The role of Akt-GSK-3beta signaling and synaptic strength in phencyclidine-induced neurodegeneration.

N-methyl-D-aspartate (NMDA) receptor antagonists such as phencyclidine (PCP) can induce positive and negative symptoms of schizophrenia in humans and related effects in rodents. PCP treatment of developing rats induces apoptotic neurodegeneration and behavioral deficits later in life that mimic some symptoms of schizophrenia. The precise mechanism of PCP-induced neural degeneration is unknown. This study used selective antagonists, siRNA, and Western analysis to investigate the role of the Akt-glycogen synthase kinase-3beta (GSK-3beta) pathway in PCP-induced neuronal apoptosis in both neuronal culture and postnatal day 7 rats. PCP administration in vivo and in vitro reduced the phosphorylation of Akt Ser427 and GSK-3beta Ser9, decreasing Akt activity and increasing GSK-3beta activity. The alteration of Akt-GSK-3beta signaling parallels the temporal profile of caspase-3 activation by PCP. Reducing GSK-3beta activity by application of selective inhibitors or depletion of GSK-3beta by siRNA attenuates caspase-3 activity and blocks PCP-induced neurotoxicity. Moreover, increasing synaptic strength by either activation of L-type calcium channels with BAY K8644 or potentiation of synaptic NMDA receptors with either a low concentration of NMDA or bicuculline plus 4-aminopyridine completely blocks PCP-induced cell death by increasing Akt phosphorylation.

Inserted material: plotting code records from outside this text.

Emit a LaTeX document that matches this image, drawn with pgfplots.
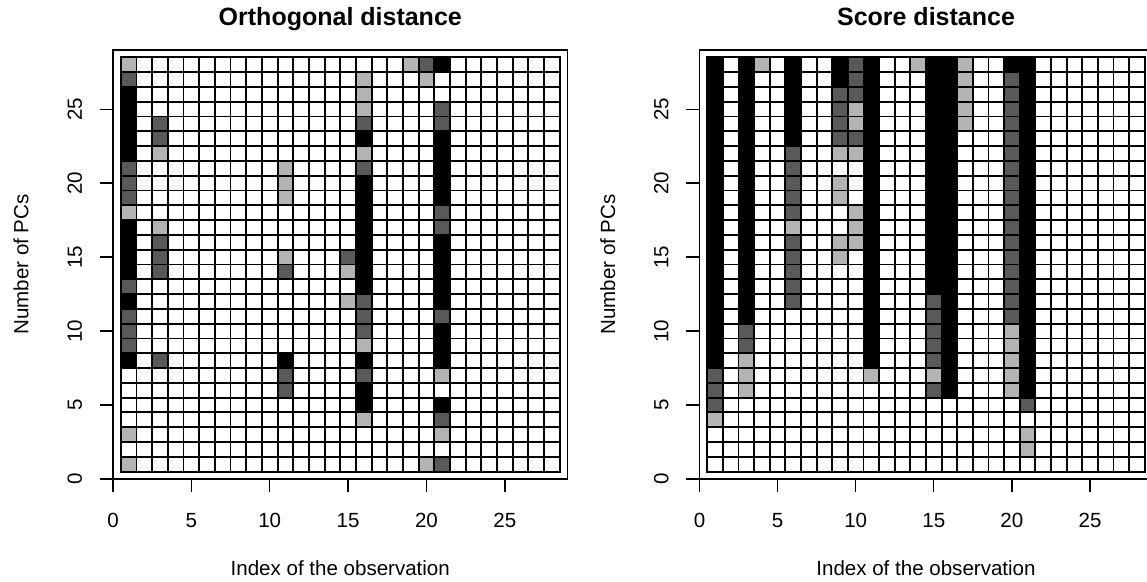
\documentclass[border=0pt]{standalone}
\usepackage{fontspec}
\setmainfont{Liberation Sans}
\usepackage{pgfplots}
\usepackage{pgfplotstable}
\pgfplotsset{compat=1.18}
\definecolor{lg}{HTML}{B3B3B3}
\definecolor{dg}{HTML}{595959}
\newcommand\tfs{\fontsize{15.4}{18}\selectfont}
\newcommand\ttfs{\fontsize{18.75}{22}\selectfont\bfseries}
% 0 = white, 1 = light grey, 2 = dark grey, 3 = black ; rows y=1..28, x=1..28
\pgfplotstableread[header=false,row sep=\\]{
1\\0\\0\\0\\0\\0\\0\\ 0\\0\\0\\0\\0\\0\\0\\ 0\\0\\0\\0\\0\\1\\2\\ 0\\0\\0\\0\\0\\0\\0\\
0\\0\\0\\0\\0\\0\\0\\ 0\\0\\0\\0\\0\\0\\0\\ 0\\0\\0\\0\\0\\0\\0\\ 0\\0\\0\\0\\0\\0\\0\\
1\\0\\0\\0\\0\\0\\0\\ 0\\0\\0\\0\\0\\0\\0\\ 0\\0\\0\\0\\0\\0\\1\\ 0\\0\\0\\0\\0\\0\\0\\
0\\0\\0\\0\\0\\0\\0\\ 0\\0\\0\\0\\0\\0\\0\\ 0\\1\\0\\0\\0\\0\\2\\ 0\\0\\0\\0\\0\\0\\0\\
0\\0\\0\\0\\0\\0\\0\\ 0\\0\\0\\0\\0\\0\\0\\ 0\\3\\0\\0\\0\\0\\3\\ 0\\0\\0\\0\\0\\0\\0\\
0\\0\\0\\0\\0\\0\\0\\ 0\\0\\0\\2\\0\\0\\0\\ 0\\3\\0\\0\\0\\0\\0\\ 0\\0\\0\\0\\0\\0\\0\\
0\\0\\0\\0\\0\\0\\0\\ 0\\0\\0\\2\\0\\0\\0\\ 0\\2\\0\\0\\0\\0\\1\\ 0\\0\\0\\0\\0\\0\\0\\
3\\0\\2\\0\\0\\0\\0\\ 0\\0\\0\\3\\0\\0\\0\\ 0\\3\\0\\0\\0\\0\\3\\ 0\\0\\0\\0\\0\\0\\0\\
2\\0\\0\\0\\0\\0\\0\\ 0\\0\\0\\0\\0\\0\\0\\ 0\\1\\0\\0\\0\\0\\3\\ 0\\0\\0\\0\\0\\0\\0\\
2\\0\\0\\0\\0\\0\\0\\ 0\\0\\0\\0\\0\\0\\0\\ 0\\2\\0\\0\\0\\0\\3\\ 0\\0\\0\\0\\0\\0\\0\\
2\\0\\0\\0\\0\\0\\0\\ 0\\0\\0\\0\\0\\0\\0\\ 0\\2\\0\\0\\0\\0\\2\\ 0\\0\\0\\0\\0\\0\\0\\
3\\0\\0\\0\\0\\0\\0\\ 0\\0\\0\\0\\0\\0\\0\\ 1\\2\\0\\0\\0\\0\\3\\ 0\\0\\0\\0\\0\\0\\0\\
2\\0\\0\\0\\0\\0\\0\\ 0\\0\\0\\0\\0\\0\\0\\ 0\\3\\0\\0\\0\\0\\3\\ 0\\0\\0\\0\\0\\0\\0\\
3\\0\\2\\0\\0\\0\\0\\ 0\\0\\0\\2\\0\\0\\0\\ 1\\3\\0\\0\\0\\0\\3\\ 0\\0\\0\\0\\0\\0\\0\\
3\\0\\2\\0\\0\\0\\0\\ 0\\0\\0\\1\\0\\0\\0\\ 2\\3\\0\\0\\0\\0\\3\\ 0\\0\\0\\0\\0\\0\\0\\
3\\0\\2\\0\\0\\0\\0\\ 0\\0\\0\\0\\0\\0\\0\\ 0\\3\\0\\0\\0\\0\\3\\ 0\\0\\0\\0\\0\\0\\0\\
3\\0\\1\\0\\0\\0\\0\\ 0\\0\\0\\0\\0\\0\\0\\ 0\\3\\0\\0\\0\\0\\2\\ 0\\0\\0\\0\\0\\0\\0\\
1\\0\\0\\0\\0\\0\\0\\ 0\\0\\0\\0\\0\\0\\0\\ 0\\3\\0\\0\\0\\0\\2\\ 0\\0\\0\\0\\0\\0\\0\\
2\\0\\0\\0\\0\\0\\0\\ 0\\0\\0\\1\\0\\0\\0\\ 0\\3\\0\\0\\0\\0\\3\\ 0\\0\\0\\0\\0\\0\\0\\
2\\0\\0\\0\\0\\0\\0\\ 0\\0\\0\\1\\0\\0\\0\\ 0\\3\\0\\0\\0\\0\\3\\ 0\\0\\0\\0\\0\\0\\0\\
2\\0\\0\\0\\0\\0\\0\\ 0\\0\\0\\1\\0\\0\\0\\ 0\\2\\0\\0\\0\\0\\3\\ 0\\0\\0\\0\\0\\0\\0\\
3\\0\\1\\0\\0\\0\\0\\ 0\\0\\0\\0\\0\\0\\0\\ 0\\1\\0\\0\\0\\0\\3\\ 0\\0\\0\\0\\0\\0\\0\\
3\\0\\2\\0\\0\\0\\0\\ 0\\0\\0\\0\\0\\0\\0\\ 0\\3\\0\\0\\0\\0\\3\\ 0\\0\\0\\0\\0\\0\\0\\
3\\0\\2\\0\\0\\0\\0\\ 0\\0\\0\\0\\0\\0\\0\\ 0\\2\\0\\0\\0\\0\\2\\ 0\\0\\0\\0\\0\\0\\0\\
3\\0\\0\\0\\0\\0\\0\\ 0\\0\\0\\0\\0\\0\\0\\ 0\\1\\0\\0\\0\\0\\2\\ 0\\0\\0\\0\\0\\0\\0\\
3\\0\\0\\0\\0\\0\\0\\ 0\\0\\0\\0\\0\\0\\0\\ 0\\1\\0\\0\\0\\0\\0\\ 0\\0\\0\\0\\0\\0\\0\\
2\\0\\0\\0\\0\\0\\0\\ 0\\0\\0\\0\\0\\0\\0\\ 0\\1\\0\\0\\0\\1\\0\\ 0\\0\\0\\0\\0\\0\\0\\
1\\0\\0\\0\\0\\0\\0\\ 0\\0\\0\\0\\0\\0\\0\\ 0\\0\\0\\0\\1\\2\\3\\ 0\\0\\0\\0\\0\\0\\0\\
}\ortho
\pgfplotstableread[header=false,row sep=\\]{
0\\0\\0\\0\\0\\0\\0\\ 0\\0\\0\\0\\0\\0\\0\\ 0\\0\\0\\0\\0\\0\\0\\ 0\\0\\0\\0\\0\\0\\0\\
0\\0\\0\\0\\0\\0\\0\\ 0\\0\\0\\0\\0\\0\\0\\ 0\\0\\0\\0\\0\\0\\1\\ 0\\0\\0\\0\\0\\0\\0\\
0\\0\\0\\0\\0\\0\\0\\ 0\\0\\0\\0\\0\\0\\0\\ 0\\0\\0\\0\\0\\0\\1\\ 0\\0\\0\\0\\0\\0\\0\\
1\\0\\0\\0\\0\\0\\0\\ 0\\0\\0\\0\\0\\0\\0\\ 0\\0\\0\\0\\0\\0\\0\\ 0\\0\\0\\0\\0\\0\\0\\
2\\0\\0\\0\\0\\0\\0\\ 0\\0\\0\\0\\0\\0\\0\\ 0\\0\\0\\0\\0\\0\\2\\ 0\\0\\0\\0\\0\\0\\0\\
2\\0\\1\\0\\0\\0\\0\\ 0\\0\\0\\0\\0\\0\\0\\ 2\\3\\0\\0\\0\\1\\3\\ 0\\0\\0\\0\\0\\0\\0\\
2\\0\\1\\0\\0\\0\\0\\ 0\\0\\0\\1\\0\\0\\0\\ 1\\3\\0\\0\\0\\1\\3\\ 0\\0\\0\\0\\0\\0\\0\\
3\\0\\1\\0\\0\\0\\0\\ 0\\0\\0\\3\\0\\0\\0\\ 2\\3\\0\\0\\0\\1\\3\\ 0\\0\\0\\0\\0\\0\\0\\
3\\0\\2\\0\\0\\0\\0\\ 0\\0\\0\\3\\0\\0\\0\\ 2\\3\\0\\0\\0\\1\\3\\ 0\\0\\0\\0\\0\\0\\0\\
3\\0\\2\\0\\0\\0\\0\\ 0\\0\\0\\3\\0\\0\\0\\ 2\\3\\0\\0\\0\\1\\3\\ 0\\0\\0\\0\\0\\0\\0\\
3\\0\\3\\0\\0\\0\\0\\ 0\\0\\0\\3\\0\\0\\0\\ 2\\3\\0\\0\\0\\2\\3\\ 0\\0\\0\\0\\0\\0\\0\\
3\\0\\3\\0\\0\\2\\0\\ 0\\0\\0\\3\\0\\0\\0\\ 2\\3\\0\\0\\0\\2\\3\\ 0\\0\\0\\0\\0\\0\\0\\
3\\0\\3\\0\\0\\2\\0\\ 0\\0\\0\\3\\0\\0\\0\\ 3\\3\\0\\0\\0\\2\\3\\ 0\\0\\0\\0\\0\\0\\0\\
3\\0\\3\\0\\0\\2\\0\\ 0\\0\\0\\3\\0\\0\\0\\ 3\\3\\0\\0\\0\\2\\3\\ 0\\0\\0\\0\\0\\0\\0\\
3\\0\\3\\0\\0\\2\\0\\ 0\\1\\0\\3\\0\\0\\0\\ 3\\3\\0\\0\\0\\2\\3\\ 0\\0\\0\\0\\0\\0\\0\\
3\\0\\3\\0\\0\\2\\0\\ 0\\1\\1\\3\\0\\0\\0\\ 3\\3\\0\\0\\0\\2\\3\\ 0\\0\\0\\0\\0\\0\\0\\
3\\0\\3\\0\\0\\1\\0\\ 0\\0\\1\\3\\0\\0\\0\\ 3\\3\\0\\0\\0\\2\\3\\ 0\\0\\0\\0\\0\\0\\0\\
3\\0\\3\\0\\0\\2\\0\\ 0\\0\\1\\3\\0\\0\\0\\ 3\\3\\0\\0\\0\\2\\3\\ 0\\0\\0\\0\\0\\0\\0\\
3\\0\\3\\0\\0\\2\\0\\ 0\\1\\0\\3\\0\\0\\0\\ 3\\3\\0\\0\\0\\2\\3\\ 0\\0\\0\\0\\0\\0\\0\\
3\\0\\3\\0\\0\\2\\0\\ 0\\1\\0\\3\\0\\0\\0\\ 3\\3\\0\\0\\0\\2\\3\\ 0\\0\\0\\0\\0\\0\\0\\
3\\0\\3\\0\\0\\2\\0\\ 0\\0\\0\\3\\0\\0\\0\\ 3\\3\\0\\0\\0\\2\\3\\ 0\\0\\0\\0\\0\\0\\0\\
3\\0\\3\\0\\0\\2\\0\\ 0\\1\\1\\3\\0\\0\\0\\ 3\\3\\0\\0\\0\\2\\3\\ 0\\0\\0\\0\\0\\0\\0\\
3\\0\\3\\0\\0\\3\\0\\ 0\\2\\2\\3\\0\\0\\0\\ 3\\3\\0\\0\\0\\2\\3\\ 0\\0\\0\\0\\0\\0\\0\\
3\\0\\3\\0\\0\\3\\0\\ 0\\2\\1\\3\\0\\0\\0\\ 3\\3\\1\\0\\0\\2\\3\\ 0\\0\\0\\0\\0\\0\\0\\
3\\0\\3\\0\\0\\3\\0\\ 0\\2\\1\\3\\0\\0\\0\\ 3\\3\\1\\0\\0\\2\\3\\ 0\\0\\0\\0\\0\\0\\0\\
3\\0\\3\\0\\0\\3\\0\\ 0\\2\\2\\3\\0\\0\\0\\ 3\\3\\1\\0\\0\\2\\3\\ 0\\0\\0\\0\\0\\0\\0\\
3\\0\\3\\0\\0\\3\\0\\ 0\\3\\2\\3\\0\\0\\0\\ 3\\3\\1\\0\\0\\2\\3\\ 0\\0\\0\\0\\0\\0\\0\\
3\\0\\3\\1\\0\\3\\0\\ 0\\3\\2\\3\\0\\0\\1\\ 3\\3\\1\\0\\0\\3\\3\\ 0\\0\\0\\0\\0\\0\\0\\
}\score
\pgfplotsset{
  myaxis/.style={
    scale only axis, height=321.75pt,
    xmin=0, xmax=29, ymin=0, ymax=29,
    axis line style={line width=1pt},
    tick pos=left, tick align=outside,
    xtick={0,5,...,25}, ytick={0,5,...,25},
    major tick length=10pt,
    every tick/.style={black, line width=1pt},
    /pgf/number format/assume math mode=true,
    tick label style={font=\tfs, inner sep=0pt},
    xticklabel style={anchor=base},
    yticklabel style={rotate=90, anchor=base},
    xticklabel shift=26pt,
    yticklabel shift=13.3pt,
    label style={font=\tfs, inner sep=0pt},
    xlabel={Index of the observation},
    ylabel={Number of PCs},
    xlabel style={at={(axis description cs:0.5,-0.2261)}, anchor=base},
    ylabel style={at={(axis description cs:-0.1864,0.5)}, anchor=base},
    title style={at={(axis description cs:0.5,1.0373)}, anchor=base, font=\ttfs, inner sep=0pt},
    colormap={ods}{color=(white) color=(lg) color=(dg) color=(black)},
  },
  cells/.style={matrix plot*, mesh/cols=28, point meta=explicit, colormap access=direct, draw=none},
}
\begin{document}
\begin{tikzpicture}
\useasboundingbox (0pt,0pt) rectangle (860.25pt,436.5pt);
\begin{axis}[myaxis, at={(84.75pt,77.25pt)}, anchor=south west, width=340.9pt, title={Orthogonal distance}]
\addplot[cells] table[x index=0, y index=0, meta index=0, x expr={mod(\coordindex,28)+1}, y expr={floor((\coordindex+0.5)/28)+1}] {\ortho};
\pgfplotsinvokeforeach{0.5,1.5,...,28.5}{
  \draw[line width=1.4pt, line cap=rect] (axis cs:#1,0.5) -- (axis cs:#1,28.5);
  \draw[line width=1.4pt, line cap=rect] (axis cs:0.5,#1) -- (axis cs:28.5,#1);
}
\end{axis}
\begin{axis}[myaxis, at={(524.625pt,77.25pt)}, anchor=south west, width=339.75pt, title={Score distance}]
\addplot[cells] table[x index=0, y index=0, meta index=0, x expr={mod(\coordindex,28)+1}, y expr={floor((\coordindex+0.5)/28)+1}] {\score};
\pgfplotsinvokeforeach{0.5,1.5,...,28.5}{
  \draw[line width=1.4pt, line cap=rect] (axis cs:#1,0.5) -- (axis cs:#1,28.5);
  \draw[line width=1.4pt, line cap=rect] (axis cs:0.5,#1) -- (axis cs:28.5,#1);
}
\end{axis}
\end{tikzpicture}
\end{document}
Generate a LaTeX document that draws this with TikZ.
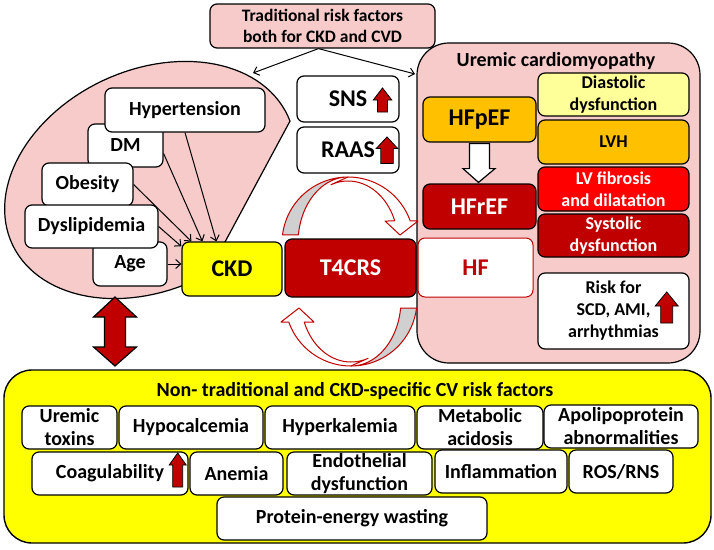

These neuroprotective effects are associated with activation of phosphoinositide-3-kinase-Akt signaling, and to a lesser extent, the MAPK signaling pathway. Overall, these data suggest that PCP-induced hypofunction of synaptic NMDA receptors impairs the Akt-GSK-3beta cascade, which is necessary for neuronal survival during development, and that interference with this cascade by PCP or natural factors may contribute to neural pathologies, perhaps including schizophrenia.